There are a few different variations of hotel room/ cruise ship staterooms safes that are found today. A common factor is that the safes need to be controllable by the guest when the safe is open. In other words, with the safe door open the guest must be able to code the safe to open with the password they input or another method under their control. The major weak point on in-room safes is the need to reset them. Guest might lock the safe closed when they leave or forget the pass code they entered.

Safety Tip: Code-To-Close technology

The most common stateroom safes today uses Code-To-Close technology. Older safes could be locked by just closing it manually or hitting a lock button. Today the Code-To-Close technology requires the user to enter a code to both close to open the safe. These safes use either a magnetic strip reader or a keypad, some safes have both options. When using a safe with a magnetic strip reader, the guest places his valuables inside, closes the door, and swipes a credit card through the card reader. The light will flash, the machine will beep and the safe will secure. To open the safe you use the same card to open the safe by running it through the reader to open the safe. While some guests use their ship cards, it is not advised, as the card has your stateroom number on it and if you lose it, who ever finds it can enter your room and open the safe. Generally a card with a magnetic strip will work, so try to use the safe with a magnetic strip card with no value.

Keypad models work in the same manner, except to close the safe you enter a pass code of your choosing. On most safes of this style, when you lock the safe by entering your code the numbers will flash on a small display. It is best to verify the numbers as it locks in case you double keyed a number or hit the wrong one.

The override feature is where the most concern is. There is little to stop a dishonest person to use an override to open a safe. On older safes, the over ride was simply another pass code. The safe would have two, the one that the guest provided and another one set by the hotel. Some safes used a key as an override. It could be used in a hidden key slot on the door or a long handle key that fit through the top of the safe. Many of the latest safes use a Non-Resident master code contained in a portable programmer. These programmers are small hand held devices designed to open the safe. They require the user to log in and a record is maintained of each safe opened.

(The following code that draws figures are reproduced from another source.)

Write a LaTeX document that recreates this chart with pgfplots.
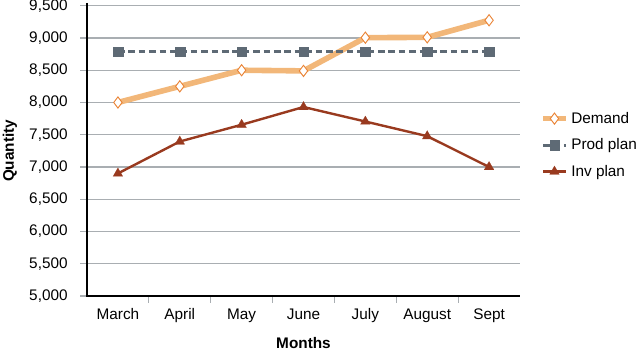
\documentclass[border=0pt]{standalone}
\usepackage{fontspec}
\setmainfont{Liberation Sans}
\usepackage{pgfplots}
\pgfplotsset{compat=1.18}
\definecolor{dem}{HTML}{F2B779}
\definecolor{demedge}{HTML}{EA8436}
\definecolor{prod}{HTML}{5E6A75}
\definecolor{inv}{HTML}{993A1F}
\definecolor{grid}{HTML}{A9AEB2}
\begin{document}
\begin{tikzpicture}
\begin{axis}[
  name=ax,
  scale only axis,
  width=324.75pt, height=217.7pt,
  xmin=-0.5, xmax=6.5,
  ymin=5000, ymax=9500,
  xtick={0,...,6},
  xticklabels={March,April,May,June,July,August,Sept},
  minor xtick={0.5,1.5,...,5.5},
  xtick pos=bottom, ytick pos=left,
  major x tick style={draw=none},
  minor x tick style={draw=grid, line width=0.8pt},
  minor tick length=5pt,
  ytick={5000,5500,...,9500},
  y tick style={draw=grid, line width=0.8pt},
  major tick length=5pt,
  tick align=outside,
  ymajorgrids,
  major grid style={draw=grid, line width=0.8pt},
  axis line style={draw=none},
  tick label style={font=\fontsize{11.5}{13}\selectfont},
  yticklabel style={xshift=-6pt, /pgf/number format/.cd, fixed, 1000 sep={,}, assume math mode=true},
  ylabel={\textbf{Quantity}},
  xlabel={\textbf{Months}},
  label style={font=\fontsize{11.5}{13}\selectfont},
  ylabel style={at={(rel axis cs:-0.178,0.5)}, anchor=center},
  xlabel style={at={(rel axis cs:0.5,-0.162)}, anchor=center},
  xticklabel style={yshift=-1pt},
  legend style={at={(1.037,0.52)}, anchor=west, draw=none, fill=none,
    font=\fontsize{11.5}{13}\selectfont, row sep=6pt,
    /tikz/every even column/.append style={column sep=3pt}},
  legend cell align=left,
  clip=false,
]
\addplot[dem, line width=4.2pt, mark=diamond*, mark size=4.2pt,
  mark options={fill=white, draw=demedge, line width=0.7pt}]
  coordinates {(0,8000) (1,8250) (2,8500) (3,8490) (4,9005) (5,9010) (6,9275)};
\addlegendentry{Demand}
\addplot[prod, line width=2.2pt, dash pattern=on 5pt off 2.8pt, mark=square*, mark size=3.6pt,
  mark options={solid, line width=0.1pt}]
  coordinates {(0,8790) (1,8790) (2,8790) (3,8790) (4,8790) (5,8790) (6,8790)};
\addlegendentry{Prod plan}
\addplot[inv, line width=1.8pt, mark=triangle*, mark size=4.2pt, mark options={line width=0.1pt}]
  coordinates {(0,6900) (1,7395) (2,7655) (3,7930) (4,7705) (5,7478) (6,7000)};
\addlegendentry{Inv plan}
\draw[black, line width=1.6pt] (rel axis cs:0,1.01) -- (rel axis cs:0,0) -- (rel axis cs:1,0);
\end{axis}
\pgfresetboundingbox
\path (ax.south west) ++(-65.25pt,-42.75pt) rectangle ++(480pt,264.75pt);
\end{tikzpicture}
\end{document}
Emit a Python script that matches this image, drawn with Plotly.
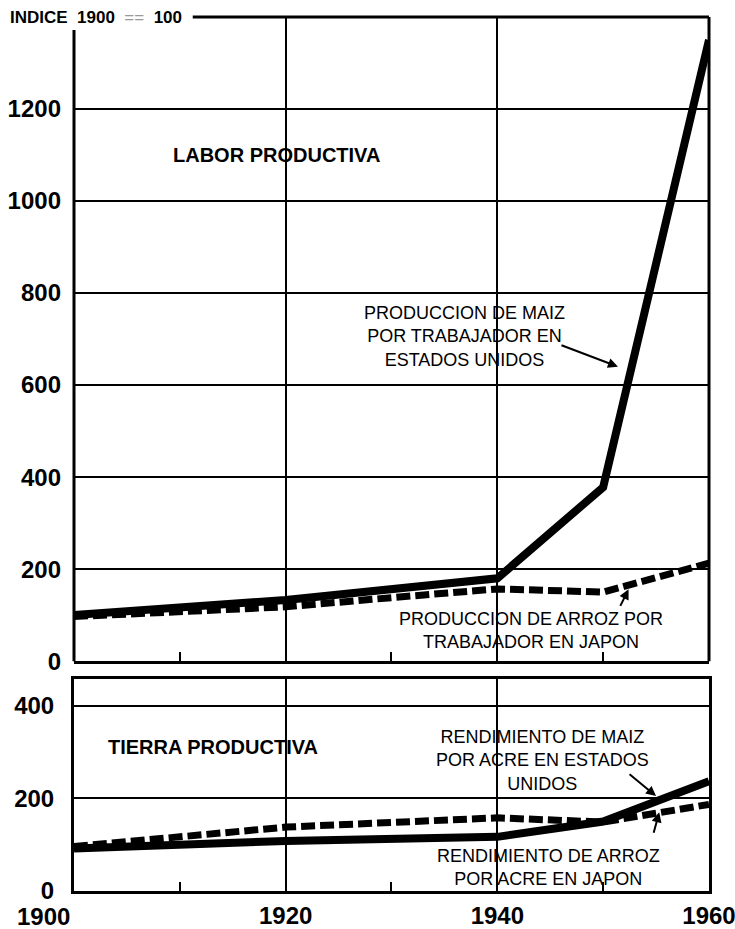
import plotly.graph_objects as go

years_us_worker = [1900, 1920, 1940, 1950, 1960]
us_corn_per_worker = [100, 133, 180, 378, 1350]
years_jp_worker = [1900, 1920, 1930, 1940, 1950, 1960]
jp_rice_per_worker = [97, 118, 138, 157, 150, 213]

years_us_acre = [1900, 1920, 1940, 1950, 1960]
us_corn_per_acre = [92, 108, 117, 150, 237]
years_jp_acre = [1900, 1920, 1940, 1950, 1960]
jp_rice_per_acre = [96, 138, 158, 149, 187]

x_ticks = [1920, 1940, 1960]
x_minor = [1910, 1930, 1950]
y_ticks_top = [0, 200, 400, 600, 800, 1000, 1200]
y_ticks_bot = [0, 200, 400]

BOLD = "Liberation Sans"
fig = go.Figure()

fig.add_trace(go.Scatter(x=years_us_worker, y=us_corn_per_worker, mode="lines",
                         line=dict(color="black", width=8), xaxis="x", yaxis="y"))
fig.add_trace(go.Scatter(x=years_jp_worker, y=jp_rice_per_worker, mode="lines",
                         line=dict(color="black", width=7, dash="14px,5px"), xaxis="x", yaxis="y"))
fig.add_trace(go.Scatter(x=years_us_acre, y=us_corn_per_acre, mode="lines",
                         line=dict(color="black", width=8), xaxis="x2", yaxis="y2"))
fig.add_trace(go.Scatter(x=years_jp_acre, y=jp_rice_per_acre, mode="lines",
                         line=dict(color="black", width=7, dash="14px,5px"), xaxis="x2", yaxis="y2"))

tickfont = dict(family=BOLD, size=24, color="black", weight="bold")
common_x = dict(range=[1900, 1960.001], showgrid=True, gridcolor="black", gridwidth=2,
                zeroline=False, showline=True, linecolor="black", linewidth=3,
                tickvals=x_ticks, ticks="", tickfont=tickfont, ticklabeloverflow="allow",
                automargin=False,
                minor=dict(tickvals=x_minor, ticks="inside", ticklen=9, tickwidth=2,
                           tickcolor="black", showgrid=False))

fig.update_layout(
    width=735, height=929,
    margin=dict(l=74, r=26, t=17, b=38),
    paper_bgcolor="white", plot_bgcolor="white",
    showlegend=False,
    xaxis=dict(common_x, domain=[0, 1], anchor="y", showticklabels=False),
    yaxis=dict(domain=[0.263, 1], range=[0, 1400], tickvals=y_ticks_top,
               showgrid=True, gridcolor="black", gridwidth=2, zeroline=False,
               showline=False, ticks="", tickfont=tickfont, ticklabelstandoff=12,
               automargin=False),
    xaxis2=dict(common_x, domain=[0, 1], anchor="y2", mirror=True, ticklabelstandoff=1),
    yaxis2=dict(domain=[0, 0.2426], range=[0, 458], tickvals=y_ticks_bot,
                showgrid=True, gridcolor="black", gridwidth=2, zeroline=False,
                showline=True, mirror=True, linecolor="black", linewidth=3,
                ticks="", tickfont=tickfont, ticklabelstandoff=12, automargin=False),
)

# top panel frame (partial top line, left line with small gap)
fig.add_shape(type="line", xref="x domain", yref="y domain", x0=0.187, x1=1, y0=1, y1=1,
              line=dict(color="black", width=3))
fig.add_shape(type="line", xref="x domain", yref="y domain", x0=0, x1=0, y0=0, y1=0.98,
              line=dict(color="black", width=3))
fig.add_shape(type="line", xref="x domain", yref="y domain", x0=1, x1=1, y0=0, y1=1,
              line=dict(color="black", width=3))

lab = dict(family="Liberation Sans", size=18, color="black")
ann = []
ann.append(dict(xref="paper", yref="paper", x=-0.104, y=1.0, xanchor="left", yanchor="middle",
                text="INDICE  1900  <span style='font-weight:normal;color:#999'>==</span>  100",
                showarrow=False, font=dict(family=BOLD, size=17, color="black", weight="bold")))
ann.append(dict(xref="x", yref="y", x=1909.2, y=1100, xanchor="left", yanchor="middle",
                text="LABOR PRODUCTIVA", showarrow=False,
                font=dict(family=BOLD, size=20, color="black", weight="bold")))
ann.append(dict(xref="x2", yref="y2", x=1903, y=310, xanchor="left", yanchor="middle",
                text="TIERRA PRODUCTIVA", showarrow=False,
                font=dict(family=BOLD, size=20, color="black", weight="bold")))
ann.append(dict(xref="x", yref="y", x=1936.9, y=705, xanchor="center", yanchor="middle",
                text="PRODUCCION DE MAIZ<br>POR TRABAJADOR EN<br>ESTADOS UNIDOS",
                showarrow=False, font=lab, align="center"))
ann.append(dict(xref="x", yref="y", x=1943.2, y=67, xanchor="center", yanchor="middle",
                text="PRODUCCION DE ARROZ POR<br>TRABAJADOR EN JAPON",
                showarrow=False, font=lab, align="center"))
ann.append(dict(xref="x2", yref="y2", x=1944.3, y=281, xanchor="center", yanchor="middle",
                text="RENDIMIENTO DE MAIZ<br>POR ACRE EN ESTADOS<br>UNIDOS",
                showarrow=False, font=lab, align="center"))
ann.append(dict(xref="x2", yref="y2", x=1944.8, y=51, xanchor="center", yanchor="middle",
                text="RENDIMIENTO DE ARROZ<br>POR ACRE EN JAPON",
                showarrow=False, font=lab, align="center"))
# arrows
arrow = dict(text="", showarrow=True, arrowhead=2, arrowsize=1, arrowwidth=2, arrowcolor="black",
             axref="pixel", ayref="pixel")
ann.append(dict(arrow, xref="x", yref="y", x=1951.4, y=640, ax=-58, ay=-22))
ann.append(dict(arrow, xref="x", yref="y", x=1952.4, y=156, ax=-9, ay=18))
ann.append(dict(arrow, xref="x2", yref="y2", x=1955.0, y=205, ax=-28, ay=-23))
ann.append(dict(arrow, xref="x2", yref="y2", x=1955.3, y=170, ax=-6, ay=22))
# 1900 label right-aligned at axis origin
ann.append(dict(xref="x2", yref="paper", x=1900, y=0, xanchor="right", yanchor="top",
                yshift=-10, xshift=-2, text="1900", showarrow=False, font=tickfont))
fig.update_layout(annotations=ann)

fig.write_html("out.html", config={"displayModeBar": False},
               post_script="document.body.style.margin='0';")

When you search the internet you will find very few reports in this topic, some are a little more difficult to believe. One report had $100 stolen from his safe and where he originally had only $20s and $50s, when he open the safe he had some $1s and $5s.

Here are a few things to consider:

  • While stateroom attendants are the ones most often accused of missing items from a stateroom, in the majority of the cases it was not. The crew members might not earn much by US minimum wage standards but what they earn is substantial in their home countries. So while some quick cash from a stolen cell phone might seem motivating, there is no job protection. If there is even a suspicion that the attendant did commit a crime, they are put off at the next port. The risk of punishment is too great.
  • Stateroom attendants do not have access to the master code or programmers to open a safe. This responsibility rest with the housekeeping supervisor or the purser staff.
  • Each entry into your room is recorded on most cruise lines. Every time a card is used to open your door it is entered into the security log. On some cruise lines, the attendants are required to swipe in and out of a room each time they enter, even if the door is opened for them.
  • If you wish additional piece of mind for your in stateroom safe, there are a number of devices on the market that will help you block the override functions.
  • If in doubt, store your valuables at the pursers’ office. For high dollar items you might want to consider using the ships safe. Safety deposit boxes within the ships safe are generally still available.